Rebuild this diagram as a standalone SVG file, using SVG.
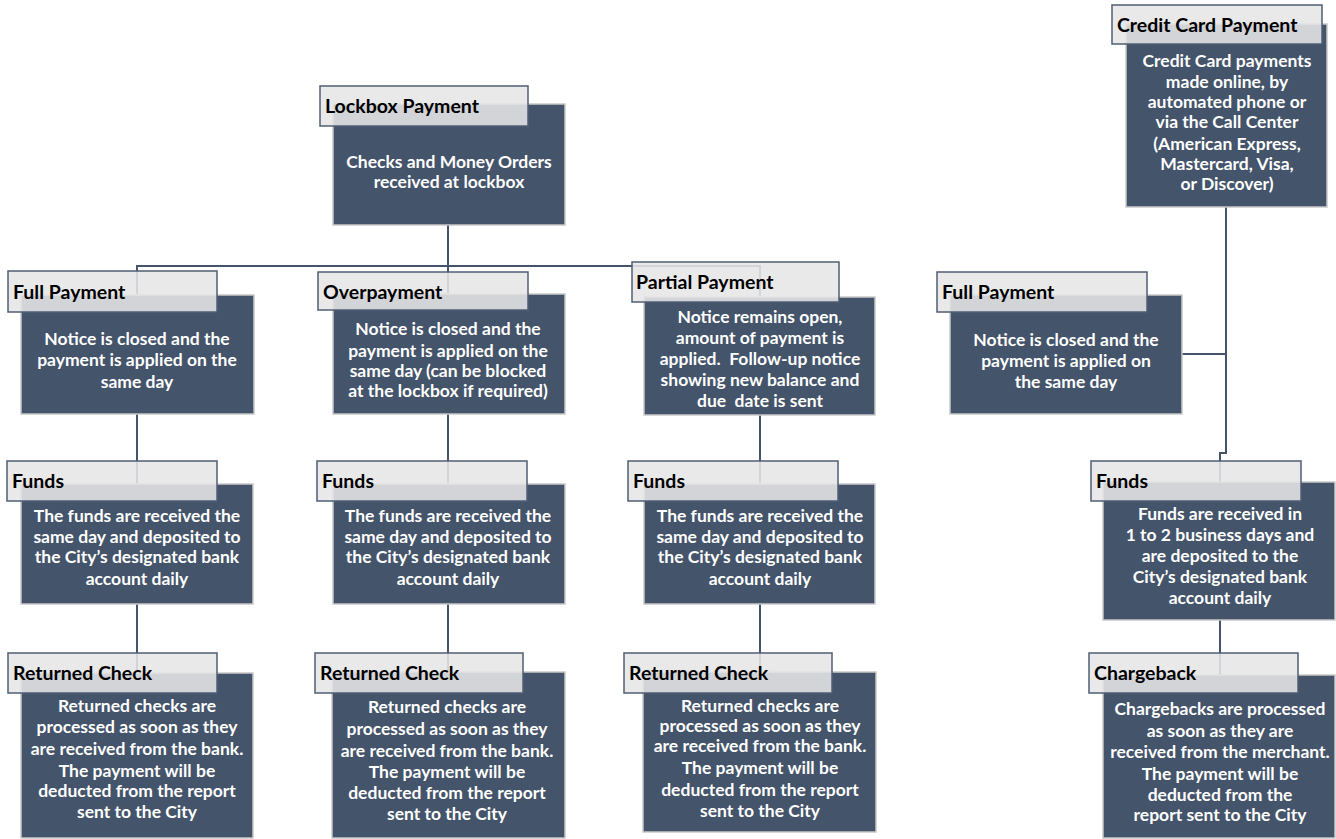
<svg xmlns="http://www.w3.org/2000/svg" width="1336" height="839" viewBox="0 0 1336 839">
<style>
.box{fill:#44546a;stroke:#c9c9c9;stroke-width:1.5}
.hdr{fill:#e6e6e6;fill-opacity:0.88;stroke:#4f5e74;stroke-width:1.5}
.ht{font-family:Lato,"Liberation Sans",sans-serif;font-weight:bold;font-size:19.5px;fill:#000}
.bt{font-family:Lato,"Liberation Sans",sans-serif;font-weight:bold;font-size:17.5px;fill:#fff;text-anchor:middle;white-space:pre}
.con{fill:none;stroke:#44546a;stroke-width:2}
</style>
<rect width="1336" height="839" fill="#fff"/>
<g id="connectors" class="con">
<path d="M448 225V294"/>
<path d="M137 295V266H760V297"/>
<path d="M137 414V484M137 604V673"/>
<path d="M448 414V484M448 604V672"/>
<path d="M760 415V484M760 604V672"/>
<path d="M1226 207V453H1220V482M1182 354H1226"/>
<path d="M1220 620V675"/>
</g>
<g id="lockbox">
<rect class="box" x="333" y="104" width="232" height="121"/>
<rect class="hdr" x="320" y="86" width="208" height="40"/>
<text class="ht" x="325" y="113">Lockbox Payment</text>
<text class="bt"><tspan x="449" y="168">Checks and Money Orders</tspan><tspan x="449" y="188">received at lockbox</tspan></text>
</g>
<g id="credit-card">
<rect class="box" x="1126" y="24" width="201" height="183"/>
<rect class="hdr" x="1112" y="5" width="210" height="39"/>
<text class="ht" x="1117" y="32">Credit Card Payment</text>
<text class="bt"><tspan x="1227" y="67">Credit Card payments</tspan><tspan x="1227" y="88">made online, by</tspan><tspan x="1227" y="108">automated phone or</tspan><tspan x="1227" y="128">via the Call Center</tspan><tspan x="1227" y="150">(American Express,</tspan><tspan x="1227" y="170">Mastercard, Visa,</tspan><tspan x="1227" y="190">or Discover)</tspan></text>
</g>
<g id="full-payment-1">
<rect class="box" x="21" y="295" width="233" height="119"/>
<rect class="hdr" x="8" y="271" width="209" height="41"/>
<text class="ht" x="13" y="299">Full Payment</text>
<text class="bt"><tspan x="137" y="345">Notice is closed and the</tspan><tspan x="137" y="366">payment is applied on the</tspan><tspan x="137" y="388">same day</tspan></text>
</g>
<g id="overpayment">
<rect class="box" x="333" y="294" width="232" height="120"/>
<rect class="hdr" x="318" y="272" width="210" height="38"/>
<text class="ht" x="323" y="299">Overpayment</text>
<text class="bt"><tspan x="448" y="335">Notice is closed and the</tspan><tspan x="448" y="357">payment is applied on the</tspan><tspan x="448" y="377">same day (can be blocked</tspan><tspan x="448" y="397">at the lockbox if required)</tspan></text>
</g>
<g id="partial-payment">
<rect class="box" x="644" y="297" width="231" height="118"/>
<rect class="hdr" x="632" y="262" width="207" height="40"/>
<text class="ht" x="636" y="289">Partial Payment</text>
<text class="bt"><tspan x="760" y="323">Notice remains open,</tspan><tspan x="760" y="344">amount of payment is</tspan><tspan x="760" y="365">applied.  Follow-up notice</tspan><tspan x="760" y="386">showing new balance and</tspan><tspan x="760" y="407">due  date is sent</tspan></text>
</g>
<g id="full-payment-2">
<rect class="box" x="950" y="295" width="232" height="119"/>
<rect class="hdr" x="937" y="272" width="210" height="40"/>
<text class="ht" x="942" y="299">Full Payment</text>
<text class="bt"><tspan x="1066" y="346">Notice is closed and the</tspan><tspan x="1066" y="367">payment is applied on</tspan><tspan x="1066" y="388">the same day</tspan></text>
</g>
<g id="funds-1">
<rect class="box" x="21" y="484" width="232" height="120"/>
<rect class="hdr" x="7" y="461" width="210" height="40"/>
<text class="ht" x="12" y="488">Funds</text>
<text class="bt"><tspan x="137" y="522">The funds are received the</tspan><tspan x="137" y="543">same day and deposited to</tspan><tspan x="137" y="563">the City’s designated bank</tspan><tspan x="137" y="585">account daily</tspan></text>
</g>
<g id="funds-2">
<rect class="box" x="333" y="484" width="232" height="120"/>
<rect class="hdr" x="317" y="461" width="210" height="40"/>
<text class="ht" x="322" y="488">Funds</text>
<text class="bt"><tspan x="448" y="522">The funds are received the</tspan><tspan x="448" y="543">same day and deposited to</tspan><tspan x="448" y="563">the City’s designated bank</tspan><tspan x="448" y="585">account daily</tspan></text>
</g>
<g id="funds-3">
<rect class="box" x="644" y="484" width="231" height="120"/>
<rect class="hdr" x="628" y="461" width="210" height="40"/>
<text class="ht" x="633" y="488">Funds</text>
<text class="bt"><tspan x="760" y="522">The funds are received the</tspan><tspan x="760" y="543">same day and deposited to</tspan><tspan x="760" y="563">the City’s designated bank</tspan><tspan x="760" y="585">account daily</tspan></text>
</g>
<g id="funds-4">
<rect class="box" x="1103" y="482" width="232" height="138"/>
<rect class="hdr" x="1091" y="461" width="210" height="40"/>
<text class="ht" x="1096" y="488">Funds</text>
<text class="bt"><tspan x="1220" y="520">Funds are received in</tspan><tspan x="1220" y="541">1 to 2 business days and</tspan><tspan x="1220" y="562">are deposited to the</tspan><tspan x="1220" y="583">City’s designated bank</tspan><tspan x="1220" y="604">account daily</tspan></text>
</g>
<g id="returned-check-1">
<rect class="box" x="21" y="673" width="232" height="165"/>
<rect class="hdr" x="8" y="653" width="209" height="40"/>
<text class="ht" x="13" y="680">Returned Check</text>
<text class="bt"><tspan x="137" y="712">Returned checks are</tspan><tspan x="137" y="733">processed as soon as they</tspan><tspan x="137" y="755">are received from the bank.</tspan><tspan x="137" y="777">The payment will be</tspan><tspan x="137" y="797">deducted from the report</tspan><tspan x="137" y="818">sent to the City</tspan></text>
</g>
<g id="returned-check-2">
<rect class="box" x="332" y="672" width="233" height="166"/>
<rect class="hdr" x="315" y="653" width="208" height="40"/>
<text class="ht" x="320" y="680">Returned Check</text>
<text class="bt"><tspan x="447" y="713">Returned checks are</tspan><tspan x="447" y="735">processed as soon as they</tspan><tspan x="447" y="757">are received from the bank.</tspan><tspan x="447" y="778">The payment will be</tspan><tspan x="447" y="799">deducted from the report</tspan><tspan x="447" y="820">sent to the City</tspan></text>
</g>
<g id="returned-check-3">
<rect class="box" x="643" y="672" width="233" height="160"/>
<rect class="hdr" x="624" y="653" width="208" height="40"/>
<text class="ht" x="629" y="680">Returned Check</text>
<text class="bt"><tspan x="760" y="712">Returned checks are</tspan><tspan x="760" y="732">processed as soon as they</tspan><tspan x="760" y="752">are received from the bank.</tspan><tspan x="760" y="774">The payment will be</tspan><tspan x="760" y="796">deducted from the report</tspan><tspan x="760" y="817">sent to the City</tspan></text>
</g>
<g id="chargeback">
<rect class="box" x="1103" y="675" width="232" height="163"/>
<rect class="hdr" x="1089" y="653" width="209" height="40"/>
<text class="ht" x="1094" y="680">Chargeback</text>
<text class="bt"><tspan x="1220" y="715">Chargebacks are processed</tspan><tspan x="1220" y="737">as soon as they are</tspan><tspan x="1220" y="758">received from the merchant.</tspan><tspan x="1220" y="780">The payment will be</tspan><tspan x="1220" y="801">deducted from the</tspan><tspan x="1220" y="821">report sent to the City</tspan></text>
</g>
</svg>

========

# [Goal of the exercise]
Retype the whole listing, keeping every line identical and omitting all pictures.

# [Answer]
Rebuild this diagram as a standalone SVG file, using SVG.
<svg xmlns="http://www.w3.org/2000/svg" width="1336" height="839" viewBox="0 0 1336 839">
<style>
.box{fill:#44546a;stroke:#c9c9c9;stroke-width:1.5}
.hdr{fill:#e6e6e6;fill-opacity:0.88;stroke:#4f5e74;stroke-width:1.5}
.ht{font-family:Lato,"Liberation Sans",sans-serif;font-weight:bold;font-size:19.5px;fill:#000}
.bt{font-family:Lato,"Liberation Sans",sans-serif;font-weight:bold;font-size:17.5px;fill:#fff;text-anchor:middle;white-space:pre}
.con{fill:none;stroke:#44546a;stroke-width:2}
</style>
<rect width="1336" height="839" fill="#fff"/>
<g id="connectors" class="con">
<path d="M448 225V294"/>
<path d="M137 295V266H760V297"/>
<path d="M137 414V484M137 604V673"/>
<path d="M448 414V484M448 604V672"/>
<path d="M760 415V484M760 604V672"/>
<path d="M1226 207V453H1220V482M1182 354H1226"/>
<path d="M1220 620V675"/>
</g>
<g id="lockbox">
<rect class="box" x="333" y="104" width="232" height="121"/>
<rect class="hdr" x="320" y="86" width="208" height="40"/>
<text class="ht" x="325" y="113">Lockbox Payment</text>
<text class="bt"><tspan x="449" y="168">Checks and Money Orders</tspan><tspan x="449" y="188">received at lockbox</tspan></text>
</g>
<g id="credit-card">
<rect class="box" x="1126" y="24" width="201" height="183"/>
<rect class="hdr" x="1112" y="5" width="210" height="39"/>
<text class="ht" x="1117" y="32">Credit Card Payment</text>
<text class="bt"><tspan x="1227" y="67">Credit Card payments</tspan><tspan x="1227" y="88">made online, by</tspan><tspan x="1227" y="108">automated phone or</tspan><tspan x="1227" y="128">via the Call Center</tspan><tspan x="1227" y="150">(American Express,</tspan><tspan x="1227" y="170">Mastercard, Visa,</tspan><tspan x="1227" y="190">or Discover)</tspan></text>
</g>
<g id="full-payment-1">
<rect class="box" x="21" y="295" width="233" height="119"/>
<rect class="hdr" x="8" y="271" width="209" height="41"/>
<text class="ht" x="13" y="299">Full Payment</text>
<text class="bt"><tspan x="137" y="345">Notice is closed and the</tspan><tspan x="137" y="366">payment is applied on the</tspan><tspan x="137" y="388">same day</tspan></text>
</g>
<g id="overpayment">
<rect class="box" x="333" y="294" width="232" height="120"/>
<rect class="hdr" x="318" y="272" width="210" height="38"/>
<text class="ht" x="323" y="299">Overpayment</text>
<text class="bt"><tspan x="448" y="335">Notice is closed and the</tspan><tspan x="448" y="357">payment is applied on the</tspan><tspan x="448" y="377">same day (can be blocked</tspan><tspan x="448" y="397">at the lockbox if required)</tspan></text>
</g>
<g id="partial-payment">
<rect class="box" x="644" y="297" width="231" height="118"/>
<rect class="hdr" x="632" y="262" width="207" height="40"/>
<text class="ht" x="636" y="289">Partial Payment</text>
<text class="bt"><tspan x="760" y="323">Notice remains open,</tspan><tspan x="760" y="344">amount of payment is</tspan><tspan x="760" y="365">applied.  Follow-up notice</tspan><tspan x="760" y="386">showing new balance and</tspan><tspan x="760" y="407">due  date is sent</tspan></text>
</g>
<g id="full-payment-2">
<rect class="box" x="950" y="295" width="232" height="119"/>
<rect class="hdr" x="937" y="272" width="210" height="40"/>
<text class="ht" x="942" y="299">Full Payment</text>
<text class="bt"><tspan x="1066" y="346">Notice is closed and the</tspan><tspan x="1066" y="367">payment is applied on</tspan><tspan x="1066" y="388">the same day</tspan></text>
</g>
<g id="funds-1">
<rect class="box" x="21" y="484" width="232" height="120"/>
<rect class="hdr" x="7" y="461" width="210" height="40"/>
<text class="ht" x="12" y="488">Funds</text>
<text class="bt"><tspan x="137" y="522">The funds are received the</tspan><tspan x="137" y="543">same day and deposited to</tspan><tspan x="137" y="563">the City’s designated bank</tspan><tspan x="137" y="585">account daily</tspan></text>
</g>
<g id="funds-2">
<rect class="box" x="333" y="484" width="232" height="120"/>
<rect class="hdr" x="317" y="461" width="210" height="40"/>
<text class="ht" x="322" y="488">Funds</text>
<text class="bt"><tspan x="448" y="522">The funds are received the</tspan><tspan x="448" y="543">same day and deposited to</tspan><tspan x="448" y="563">the City’s designated bank</tspan><tspan x="448" y="585">account daily</tspan></text>
</g>
<g id="funds-3">
<rect class="box" x="644" y="484" width="231" height="120"/>
<rect class="hdr" x="628" y="461" width="210" height="40"/>
<text class="ht" x="633" y="488">Funds</text>
<text class="bt"><tspan x="760" y="522">The funds are received the</tspan><tspan x="760" y="543">same day and deposited to</tspan><tspan x="760" y="563">the City’s designated bank</tspan><tspan x="760" y="585">account daily</tspan></text>
</g>
<g id="funds-4">
<rect class="box" x="1103" y="482" width="232" height="138"/>
<rect class="hdr" x="1091" y="461" width="210" height="40"/>
<text class="ht" x="1096" y="488">Funds</text>
<text class="bt"><tspan x="1220" y="520">Funds are received in</tspan><tspan x="1220" y="541">1 to 2 business days and</tspan><tspan x="1220" y="562">are deposited to the</tspan><tspan x="1220" y="583">City’s designated bank</tspan><tspan x="1220" y="604">account daily</tspan></text>
</g>
<g id="returned-check-1">
<rect class="box" x="21" y="673" width="232" height="165"/>
<rect class="hdr" x="8" y="653" width="209" height="40"/>
<text class="ht" x="13" y="680">Returned Check</text>
<text class="bt"><tspan x="137" y="712">Returned checks are</tspan><tspan x="137" y="733">processed as soon as they</tspan><tspan x="137" y="755">are received from the bank.</tspan><tspan x="137" y="777">The payment will be</tspan><tspan x="137" y="797">deducted from the report</tspan><tspan x="137" y="818">sent to the City</tspan></text>
</g>
<g id="returned-check-2">
<rect class="box" x="332" y="672" width="233" height="166"/>
<rect class="hdr" x="315" y="653" width="208" height="40"/>
<text class="ht" x="320" y="680">Returned Check</text>
<text class="bt"><tspan x="447" y="713">Returned checks are</tspan><tspan x="447" y="735">processed as soon as they</tspan><tspan x="447" y="757">are received from the bank.</tspan><tspan x="447" y="778">The payment will be</tspan><tspan x="447" y="799">deducted from the report</tspan><tspan x="447" y="820">sent to the City</tspan></text>
</g>
<g id="returned-check-3">
<rect class="box" x="643" y="672" width="233" height="160"/>
<rect class="hdr" x="624" y="653" width="208" height="40"/>
<text class="ht" x="629" y="680">Returned Check</text>
<text class="bt"><tspan x="760" y="712">Returned checks are</tspan><tspan x="760" y="732">processed as soon as they</tspan><tspan x="760" y="752">are received from the bank.</tspan><tspan x="760" y="774">The payment will be</tspan><tspan x="760" y="796">deducted from the report</tspan><tspan x="760" y="817">sent to the City</tspan></text>
</g>
<g id="chargeback">
<rect class="box" x="1103" y="675" width="232" height="163"/>
<rect class="hdr" x="1089" y="653" width="209" height="40"/>
<text class="ht" x="1094" y="680">Chargeback</text>
<text class="bt"><tspan x="1220" y="715">Chargebacks are processed</tspan><tspan x="1220" y="737">as soon as they are</tspan><tspan x="1220" y="758">received from the merchant.</tspan><tspan x="1220" y="780">The payment will be</tspan><tspan x="1220" y="801">deducted from the</tspan><tspan x="1220" y="821">report sent to the City</tspan></text>
</g>
</svg>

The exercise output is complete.